Moreover, Section 3BÍ.1 precludes an enhancement where the abuse of trust is included in the specific offense characteristic. Where fraud occurs in arm’s-length transactions not involving fiduciary-like relationships, the “trust” that is “abused” is simply the reliance of the victim on the misleading statements or conduct of the defendant. The trust in short is a specific offense characteristic of fraud, and a Section 3B1.3 enhancement is inappropriate. In the instant matter, the lenders’ trust in Jolly was simply their reliance on his representations about Micro-tech’s ongoing business and the appearance created by the repayments. Such reliance is the hope of every defendant who engages in fraud.

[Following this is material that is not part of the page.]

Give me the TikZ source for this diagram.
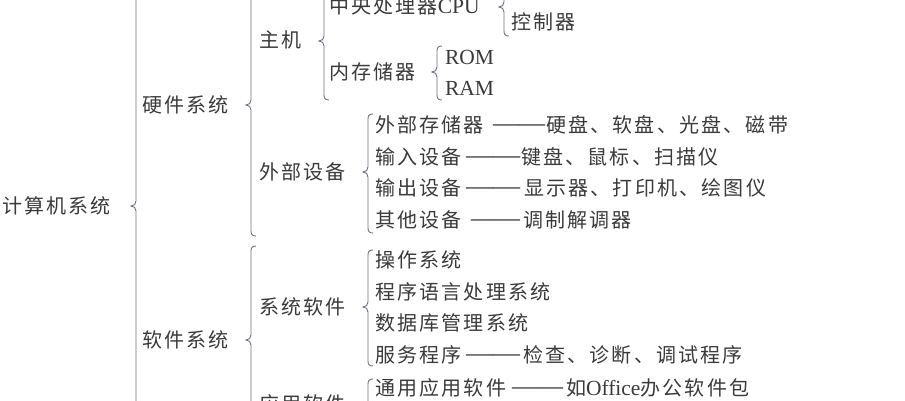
\documentclass[tikz,border=0pt]{standalone}
\usepackage{fontspec}
\usepackage{graphicx}
\setmainfont{Liberation Serif}
\newfontfamily\cjkf{Noto Sans CJK SC}[LetterSpace=11]
\newfontfamily\latf{Liberation Serif}
\newcommand\cjk{\cjkf\fontsize{20pt}{24pt}\selectfont}
\newcommand\lat[1]{{\latf\fontsize{21.5pt}{24pt}\selectfont #1}}
\newcommand\dsh[1]{\raisebox{1.4pt}{\resizebox{#1pt}{\height}{\latf\fontsize{26pt}{28pt}\selectfont ——}}}
\definecolor{textcol}{HTML}{3A3A3A}
\definecolor{linecol}{HTML}{6E6E7E}
\newcommand\mybrace[4]{%
  \draw[bracestyle] (#1+5,#2) .. controls (#1+1.5,#2) and (#1,#2+1.5) .. (#1,#2+5)
    -- (#1,#3-5) .. controls (#1,#3-2) and (#1-2,#3) .. (#1-5,#3)
    .. controls (#1-2,#3) and (#1,#3+2) .. (#1,#3+5)
    -- (#1,#4-5) .. controls (#1,#4-1.5) and (#1+1.5,#4) .. (#1+5,#4);}
\begin{document}
\begin{tikzpicture}[x=1pt,y=-1pt,
  txt/.style={anchor=base west,inner sep=0pt,outer sep=0pt,font=\cjk,text=textcol},
  bracestyle/.style={draw=linecol,line width=0.9pt}]
\useasboundingbox (0,0) rectangle (905,400);
\clip (0,0) rectangle (905,400);
% level 0-2
\node[txt] (n0) at (2,206+7.6) {计算机系统};
\node[txt] (hw) at (142,105+7.6) {硬件系统};
\node[txt] (sw) at (142,340+7.6) {软件系统};
\node[txt] (zj) at (259,40+7.6) {主机};
\node[txt] (wb) at (259,172+7.6) {外部设备};
\node[txt] (xt) at (259,307+7.6) {系统软件};
\node[txt] (yy) at (259,404+7.6) {应用软件};
% host
\node[txt] (cpu) at (329,6+7.6) {中央处理器\lat{CPU}};
\node[txt] (nc) at (329,72+7.6) {内存储器};
\node[txt] (ys) at (511,-9+7.6) {运算器};
\node[txt] (kz) at (511,22+7.6) {控制器};
\node[txt] (rom) at (445,57+7.6) {\lat{ROM}};
\node[txt] (ram) at (445,88+7.6) {\lat{RAM}};
% peripherals
\node[txt] (e1) at (375,125+7.6) {外部存储器};
\node[txt] (d1) at (493,125+7.6) {\dsh{52}};
\node[txt] (r1) at (546,125+7.6) {硬盘、软盘、光盘、磁带};
\node[txt] (e2) at (375,157+7.6) {输入设备};
\node[txt] (d2) at (466,157+7.6) {\dsh{54}};
\node[txt] (r2) at (521,157+7.6) {键盘、鼠标、扫描仪};
\node[txt] (e3) at (375,188+7.6) {输出设备};
\node[txt] (d3) at (466,188+7.6) {\dsh{54}};
\node[txt] (r3) at (524,188+7.6) {显示器、打印机、绘图仪};
\node[txt] (e4) at (375,220+7.6) {其他设备};
\node[txt] (d4) at (471,220+7.6) {\dsh{49}};
\node[txt] (r4) at (523,220+7.6) {调制解调器};
% system software
\node[txt] (s1) at (375,260+7.6) {操作系统};
\node[txt] (s2) at (375,292+7.6) {程序语言处理系统};
\node[txt] (s3) at (375,323+7.6) {数据库管理系统};
\node[txt] (s4) at (375,355+7.6) {服务程序};
\node[txt] (d5) at (466,355+7.6) {\dsh{54}};
\node[txt] (r5) at (523,355+7.6) {检查、诊断、调试程序};
% application software
\node[txt] (a1) at (375,388+7.6) {通用应用软件};
\node[txt] (d6) at (512,388+7.6) {\dsh{51}};
\node[txt] (r6) at (566,388+7.6) {如\lat{Office}办公软件包};
% braces
\mybrace{136}{-40}{206}{452}
\mybrace{251}{-26}{105}{236}
\mybrace{251}{246}{340}{434}
\mybrace{324}{-18}{41}{100}
\mybrace{504}{-22}{7}{36}
\mybrace{437}{46}{72}{100}
\mybrace{368}{114}{172}{233}
\mybrace{368}{250}{307}{366}
\mybrace{368}{379}{436}{493}
\end{tikzpicture}
\end{document}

Our conclusion that Jolly’s sentence should not be enhanced for abuse of a position of trust follows in part from Broderson and is also consistent with the law in other circuits. For example, in United States v. Mullens, 65 F.3d 1560 (11th Cir.1995), cert. denied, — U.S. -, 116 S.Ct. 1337, 134 L.Ed.2d 487 (1996), the court overturned an abuse of trust enhancement where the president and sole shareholder of a company operated a ponzi scheme involving fake investment opportunities in limited partnerships. The court rejected the government’s argument that the victims’ confidence in Mullens as a result of membership in the same country club created a relationship of trust. It also rejected the argument that Mullens’ role was like that of an investment advisor. It stated:

Mullens may have touted himself as a “gifted investor who the Omni investors could trust” and an “investment and financial advisor,” as the government argues. To our knowledge, however, there was no evidence Mullens held himself out as an investment broker, or advertised Omni as an investment brokerage firm. If he had run a legitimate but unprofitable enterprise, Mullens would have been considered nothing more than a business owner who offered investment opportunities to the public that soured. We see nothing in these circumstances to support the conclusion that a position of private trust between Mullens and his victim was created.

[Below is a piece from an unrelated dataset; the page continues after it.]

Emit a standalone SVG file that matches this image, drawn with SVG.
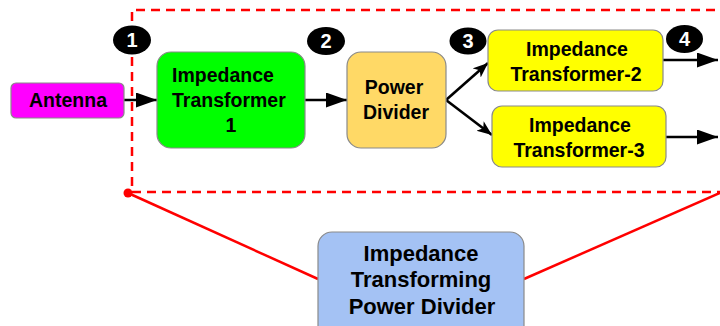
<svg xmlns="http://www.w3.org/2000/svg" width="720" height="326" viewBox="0 0 720 326">
<style>
.box{stroke:#8a8a8a;stroke-width:1.2}
.t{font-family:"Liberation Sans",Arial,sans-serif;font-weight:bold;font-size:19.5px;fill:#000;text-anchor:middle}
.bt{font-size:22px}
.badge{fill:#000}
.bn{font-family:"Liberation Sans",Arial,sans-serif;font-weight:bold;font-size:20px;fill:#fff;text-anchor:middle}
.conn{stroke:#000;stroke-width:2.6;fill:none}
.red{stroke:#ff0000;stroke-width:2.5;fill:none}
</style>
<defs>
<marker id="ah" markerUnits="userSpaceOnUse" markerWidth="22" markerHeight="16" refX="21" refY="7.5" orient="auto">
<path d="M0,0 L21,7.5 L0,15 z" fill="#000"/>
</marker>
<marker id="ahs" markerUnits="userSpaceOnUse" markerWidth="16" markerHeight="14" refX="15" refY="6" orient="auto">
<path d="M0,0 L15,6 L0,12 L4,6 z" fill="#000"/>
</marker>
</defs>
<g id="frame">
<path class="red" d="M745,10 H132 V192 H745" stroke-dasharray="9 6"/>
<circle cx="128" cy="193" r="4.5" fill="#ff0000"/>
<path class="red" d="M128,193 L318,279"/>
<path class="red" d="M524,279 L722,192"/>
</g>
<g id="connectors">
<path class="conn" d="M124,100 L157,100" marker-end="url(#ah)"/>
<path class="conn" d="M305,100 L347,100" marker-end="url(#ah)"/>
<path class="conn" d="M446,100 L488,63" marker-end="url(#ahs)"/>
<path class="conn" d="M446,100 L492,135" marker-end="url(#ahs)"/>
<path class="conn" d="M663,60 L718,60" marker-end="url(#ah)"/>
<path class="conn" d="M666,137 L718,137" marker-end="url(#ah)"/>
</g>
<g id="antenna">
<rect class="box" x="11" y="83" width="113" height="35" rx="5" fill="#ff00ff"/>
<text class="t" x="68" y="107">Antenna</text>
</g>
<g id="it1">
<rect class="box" x="157" y="52" width="148" height="96" rx="14" fill="#00ff00"/>
<text class="t" x="172" y="82" style="text-anchor:start">Impedance</text>
<text class="t" x="172" y="107" style="text-anchor:start">Transformer</text>
<text class="t" x="231" y="132">1</text>
</g>
<g id="pd">
<rect class="box" x="347" y="52" width="99" height="96" rx="14" fill="#ffd966"/>
<text class="t" x="394" y="94">Power</text>
<text class="t" x="396" y="119">Divider</text>
</g>
<g id="it2">
<rect class="box" x="488" y="30" width="175" height="61" rx="10" fill="#ffff00"/>
<text class="t" x="577" y="56">Impedance</text>
<text class="t" x="576" y="81">Transformer-2</text>
</g>
<g id="it3">
<rect class="box" x="492" y="106" width="174" height="61" rx="10" fill="#ffff00"/>
<text class="t" x="580" y="132">Impedance</text>
<text class="t" x="579" y="157">Transformer-3</text>
</g>
<g id="itpd">
<rect class="box" x="318" y="232" width="206" height="110" rx="14" fill="#a4c2f4"/>
<text class="t bt" x="421" y="261">Impedance</text>
<text class="t bt" x="421" y="287">Transforming</text>
<text class="t bt" x="422" y="314">Power Divider</text>
</g>
<g id="b1"><ellipse class="badge" cx="132" cy="40" rx="19" ry="14.5"/><text class="bn" x="132" y="47">1</text></g>
<g id="b2"><ellipse class="badge" cx="326" cy="41" rx="19" ry="14"/><text class="bn" x="326" y="48">2</text></g>
<g id="b3"><ellipse class="badge" cx="468" cy="41" rx="18.5" ry="13.5"/><text class="bn" x="468" y="48">3</text></g>
<g id="b4"><ellipse class="badge" cx="684.5" cy="39" rx="18.5" ry="14"/><text class="bn" x="684.5" y="46">4</text></g>
</svg>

65 F.3d at 1566-67. The court further noted that all fraud involved some component of misplaced trust. Id. at 1567.

Similarly, United States v. Brunson, 54 F.3d 673, 677 (10th Cir.), cert. denied, — U.S. -, 116 S.Ct. 397, 133 L.Ed.2d 317 (1995), held that there was no abuse of trust in an arms-length commercial transaction. It noted that “[i]n the typical ease where § 3B1.3 applies, the victim is a business and the defendant is an employee who has taken advantage of the knowledge and responsibilities acquired by virtue of his or her position within the company_ [or] where a fiduciary or personal trust relationship exists.” Id. The court went on to find that the relationship between the defendant and the company he dealt with fraudulently (not his employer) was an arm’s-length commercial relationship and therefore not characterized by trust or freedom to commit difficult-to-deteet wrongs. The court noted that the defendant abused confidence placed in him by the victim but that this was true in all fraud cases. Id.

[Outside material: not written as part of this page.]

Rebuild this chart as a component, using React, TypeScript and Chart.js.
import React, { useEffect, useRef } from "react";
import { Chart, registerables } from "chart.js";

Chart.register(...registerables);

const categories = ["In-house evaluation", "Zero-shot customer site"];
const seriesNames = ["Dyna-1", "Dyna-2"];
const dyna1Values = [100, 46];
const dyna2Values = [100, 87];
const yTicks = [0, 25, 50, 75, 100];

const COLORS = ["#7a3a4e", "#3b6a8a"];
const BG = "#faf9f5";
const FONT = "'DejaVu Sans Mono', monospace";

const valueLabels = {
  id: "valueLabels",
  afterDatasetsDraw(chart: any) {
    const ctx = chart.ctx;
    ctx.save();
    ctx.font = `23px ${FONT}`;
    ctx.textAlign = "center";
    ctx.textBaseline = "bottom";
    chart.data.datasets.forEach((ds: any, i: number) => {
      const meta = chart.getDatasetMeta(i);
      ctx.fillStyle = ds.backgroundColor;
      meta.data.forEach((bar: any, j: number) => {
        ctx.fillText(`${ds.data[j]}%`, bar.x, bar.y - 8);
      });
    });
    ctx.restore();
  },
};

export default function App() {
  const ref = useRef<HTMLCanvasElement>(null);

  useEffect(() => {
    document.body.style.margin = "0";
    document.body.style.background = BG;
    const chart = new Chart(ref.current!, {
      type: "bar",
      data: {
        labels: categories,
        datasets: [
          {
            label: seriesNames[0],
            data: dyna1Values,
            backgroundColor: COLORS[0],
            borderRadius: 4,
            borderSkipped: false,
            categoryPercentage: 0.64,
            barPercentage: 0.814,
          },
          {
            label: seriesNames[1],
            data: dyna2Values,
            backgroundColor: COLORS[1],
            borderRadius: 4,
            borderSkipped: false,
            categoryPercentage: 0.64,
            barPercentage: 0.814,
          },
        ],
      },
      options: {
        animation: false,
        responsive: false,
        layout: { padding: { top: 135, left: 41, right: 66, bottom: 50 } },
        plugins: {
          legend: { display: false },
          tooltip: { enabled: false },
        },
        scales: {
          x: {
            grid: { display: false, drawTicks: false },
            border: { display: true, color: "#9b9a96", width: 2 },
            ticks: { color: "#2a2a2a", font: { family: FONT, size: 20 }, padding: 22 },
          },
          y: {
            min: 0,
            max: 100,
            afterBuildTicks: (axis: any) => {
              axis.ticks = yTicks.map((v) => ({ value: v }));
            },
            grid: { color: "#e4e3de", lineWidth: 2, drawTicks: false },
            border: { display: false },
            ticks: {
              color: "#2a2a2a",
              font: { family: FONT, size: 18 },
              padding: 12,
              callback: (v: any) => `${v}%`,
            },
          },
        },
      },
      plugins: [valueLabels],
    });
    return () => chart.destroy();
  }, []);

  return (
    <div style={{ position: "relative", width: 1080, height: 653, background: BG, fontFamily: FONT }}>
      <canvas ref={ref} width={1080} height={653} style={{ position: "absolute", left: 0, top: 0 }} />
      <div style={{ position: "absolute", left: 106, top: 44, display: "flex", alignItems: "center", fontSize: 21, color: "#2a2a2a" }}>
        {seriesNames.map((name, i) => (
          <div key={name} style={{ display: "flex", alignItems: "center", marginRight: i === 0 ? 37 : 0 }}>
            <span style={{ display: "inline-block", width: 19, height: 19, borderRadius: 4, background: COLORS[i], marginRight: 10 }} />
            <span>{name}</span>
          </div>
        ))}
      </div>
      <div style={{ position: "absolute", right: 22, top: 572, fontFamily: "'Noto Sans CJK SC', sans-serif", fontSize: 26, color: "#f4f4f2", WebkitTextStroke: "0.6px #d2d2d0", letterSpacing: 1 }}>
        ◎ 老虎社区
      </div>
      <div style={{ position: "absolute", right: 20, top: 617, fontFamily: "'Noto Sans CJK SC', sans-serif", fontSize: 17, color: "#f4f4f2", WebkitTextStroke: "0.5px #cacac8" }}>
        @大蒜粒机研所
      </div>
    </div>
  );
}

The government relies heavily on United States v. Queen, 4 F.3d 925 (10th Cir.1993), cert. denied, 510 U.S. 1182, 114 S.Ct. 1230, 127 L.Ed.2d 575 (1994), in which an abuse of trust enhancement was upheld for a defendant who had obtained money by falsely holding himself out as the equivalent of an investment advisor/broker. Id. at 929. However, unlike borrowers, investment ad-visors and brokers are entrusted with discretion by their clients. Indeed, in Brunson, supra, the Tenth Circuit distinguished its decision in Queen precisely on the ground that Queen purported to offer a fiduciary relationship rather than an arm’s-length transaction. 54 F.3d at 677; see also Mullens, 65 F.3d at 1566-67 (distinguishing cases including Queen ).

In contrast to Queen, Jolly held himself out as the president of a company seeking capital, not as an investment advisor. The government has provided no evidence that Jolly purported to be, or was in any way reasonably perceived as, “in essence a money manager who was entrusted with broad discretionary powers.” For this reason, cases in which defendants held themselves out as investment advisors are entirely inapposite. See, e.g., Queen, supra; United States v. Tardiff, 969 F.2d 1283 (1st Cir.1992).

We therefore reverse and remand for re-sentencing. Because Jolly is presently incarcerated, we order that the mandate issue forthwith. 
      
      . Of course, some intracorporate transactions, such as a redemption, see Zahn v. Transamerica, 162 F.2d 36, 45-48 (3d Cir.1947), or the purchase of a large bloc of newly issued shares by insiders, see Bennett v. Breuil Petroleum Corp., 99 A.2d 236, 239 (Del.Ch.1953), might violate a fiduciary obligation.
     
      
      . The government's brief is notable for its failure to cite or discuss the considerable authority that is adverse to its position, including Broderson, Mullens, and Brunson. Instead, it argues that Queen is "clearly applicable to the fraudulent scheme Jolly set up with regard to his investors.” Gov't Br. at 12. Simply shepardizing the Tenth Circuit’s decision in Queen would have disclosed the same circuit's decision in Brunson. Whether or not the defense cites or discusses applicable precedent, we expect the government to set out a fair and accurate description of relevant legal authority. That was not done in this case.